▶ Data excerpt:
========================================

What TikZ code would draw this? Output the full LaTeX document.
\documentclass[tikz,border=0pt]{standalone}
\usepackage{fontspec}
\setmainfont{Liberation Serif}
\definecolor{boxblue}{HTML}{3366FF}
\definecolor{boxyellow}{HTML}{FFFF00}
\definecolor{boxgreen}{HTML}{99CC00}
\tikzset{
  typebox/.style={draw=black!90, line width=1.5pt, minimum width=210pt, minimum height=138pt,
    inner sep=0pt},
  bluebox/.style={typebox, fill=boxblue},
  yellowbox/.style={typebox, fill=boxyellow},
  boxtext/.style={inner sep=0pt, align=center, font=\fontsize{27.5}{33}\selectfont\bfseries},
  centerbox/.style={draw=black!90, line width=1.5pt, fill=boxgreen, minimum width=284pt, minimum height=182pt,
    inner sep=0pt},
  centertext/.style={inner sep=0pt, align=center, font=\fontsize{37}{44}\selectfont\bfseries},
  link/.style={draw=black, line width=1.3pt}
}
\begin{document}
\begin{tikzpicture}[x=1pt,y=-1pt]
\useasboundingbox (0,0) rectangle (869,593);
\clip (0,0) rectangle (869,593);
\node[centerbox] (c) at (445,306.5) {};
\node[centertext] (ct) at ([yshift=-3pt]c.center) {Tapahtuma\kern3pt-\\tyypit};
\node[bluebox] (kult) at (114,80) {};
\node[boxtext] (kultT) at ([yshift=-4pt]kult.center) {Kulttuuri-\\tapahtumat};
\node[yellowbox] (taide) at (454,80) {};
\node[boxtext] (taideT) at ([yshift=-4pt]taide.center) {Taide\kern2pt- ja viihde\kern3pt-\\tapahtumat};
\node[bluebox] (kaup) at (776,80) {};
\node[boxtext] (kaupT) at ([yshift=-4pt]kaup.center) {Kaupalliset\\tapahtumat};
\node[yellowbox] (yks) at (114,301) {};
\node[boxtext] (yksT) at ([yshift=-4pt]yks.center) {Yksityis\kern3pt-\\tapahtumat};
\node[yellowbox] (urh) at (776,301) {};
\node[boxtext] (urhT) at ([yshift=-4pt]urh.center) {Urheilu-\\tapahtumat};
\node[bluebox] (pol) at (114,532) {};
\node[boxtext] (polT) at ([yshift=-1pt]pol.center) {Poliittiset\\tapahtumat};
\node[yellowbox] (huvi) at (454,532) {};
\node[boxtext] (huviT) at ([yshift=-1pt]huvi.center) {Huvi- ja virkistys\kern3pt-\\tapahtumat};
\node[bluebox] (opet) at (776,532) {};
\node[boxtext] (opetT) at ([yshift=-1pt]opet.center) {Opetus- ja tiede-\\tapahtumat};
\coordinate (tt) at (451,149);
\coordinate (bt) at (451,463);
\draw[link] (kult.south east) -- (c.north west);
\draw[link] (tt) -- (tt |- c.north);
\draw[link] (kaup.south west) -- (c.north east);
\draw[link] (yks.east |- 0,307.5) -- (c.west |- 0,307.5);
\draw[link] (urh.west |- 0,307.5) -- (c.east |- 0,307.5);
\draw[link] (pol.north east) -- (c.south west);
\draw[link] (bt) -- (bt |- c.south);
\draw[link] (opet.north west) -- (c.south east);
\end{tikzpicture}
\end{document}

========================================

Write out the whole listing again, exactly as it stands.

What TikZ code would draw this? Output the full LaTeX document.
\documentclass[tikz,border=0pt]{standalone}
\usepackage{fontspec}
\setmainfont{Liberation Serif}
\definecolor{boxblue}{HTML}{3366FF}
\definecolor{boxyellow}{HTML}{FFFF00}
\definecolor{boxgreen}{HTML}{99CC00}
\tikzset{
  typebox/.style={draw=black!90, line width=1.5pt, minimum width=210pt, minimum height=138pt,
    inner sep=0pt},
  bluebox/.style={typebox, fill=boxblue},
  yellowbox/.style={typebox, fill=boxyellow},
  boxtext/.style={inner sep=0pt, align=center, font=\fontsize{27.5}{33}\selectfont\bfseries},
  centerbox/.style={draw=black!90, line width=1.5pt, fill=boxgreen, minimum width=284pt, minimum height=182pt,
    inner sep=0pt},
  centertext/.style={inner sep=0pt, align=center, font=\fontsize{37}{44}\selectfont\bfseries},
  link/.style={draw=black, line width=1.3pt}
}
\begin{document}
\begin{tikzpicture}[x=1pt,y=-1pt]
\useasboundingbox (0,0) rectangle (869,593);
\clip (0,0) rectangle (869,593);
\node[centerbox] (c) at (445,306.5) {};
\node[centertext] (ct) at ([yshift=-3pt]c.center) {Tapahtuma\kern3pt-\\tyypit};
\node[bluebox] (kult) at (114,80) {};
\node[boxtext] (kultT) at ([yshift=-4pt]kult.center) {Kulttuuri-\\tapahtumat};
\node[yellowbox] (taide) at (454,80) {};
\node[boxtext] (taideT) at ([yshift=-4pt]taide.center) {Taide\kern2pt- ja viihde\kern3pt-\\tapahtumat};
\node[bluebox] (kaup) at (776,80) {};
\node[boxtext] (kaupT) at ([yshift=-4pt]kaup.center) {Kaupalliset\\tapahtumat};
\node[yellowbox] (yks) at (114,301) {};
\node[boxtext] (yksT) at ([yshift=-4pt]yks.center) {Yksityis\kern3pt-\\tapahtumat};
\node[yellowbox] (urh) at (776,301) {};
\node[boxtext] (urhT) at ([yshift=-4pt]urh.center) {Urheilu-\\tapahtumat};
\node[bluebox] (pol) at (114,532) {};
\node[boxtext] (polT) at ([yshift=-1pt]pol.center) {Poliittiset\\tapahtumat};
\node[yellowbox] (huvi) at (454,532) {};
\node[boxtext] (huviT) at ([yshift=-1pt]huvi.center) {Huvi- ja virkistys\kern3pt-\\tapahtumat};
\node[bluebox] (opet) at (776,532) {};
\node[boxtext] (opetT) at ([yshift=-1pt]opet.center) {Opetus- ja tiede-\\tapahtumat};
\coordinate (tt) at (451,149);
\coordinate (bt) at (451,463);
\draw[link] (kult.south east) -- (c.north west);
\draw[link] (tt) -- (tt |- c.north);
\draw[link] (kaup.south west) -- (c.north east);
\draw[link] (yks.east |- 0,307.5) -- (c.west |- 0,307.5);
\draw[link] (urh.west |- 0,307.5) -- (c.east |- 0,307.5);
\draw[link] (pol.north east) -- (c.south west);
\draw[link] (bt) -- (bt |- c.south);
\draw[link] (opet.north west) -- (c.south east);
\end{tikzpicture}
\end{document}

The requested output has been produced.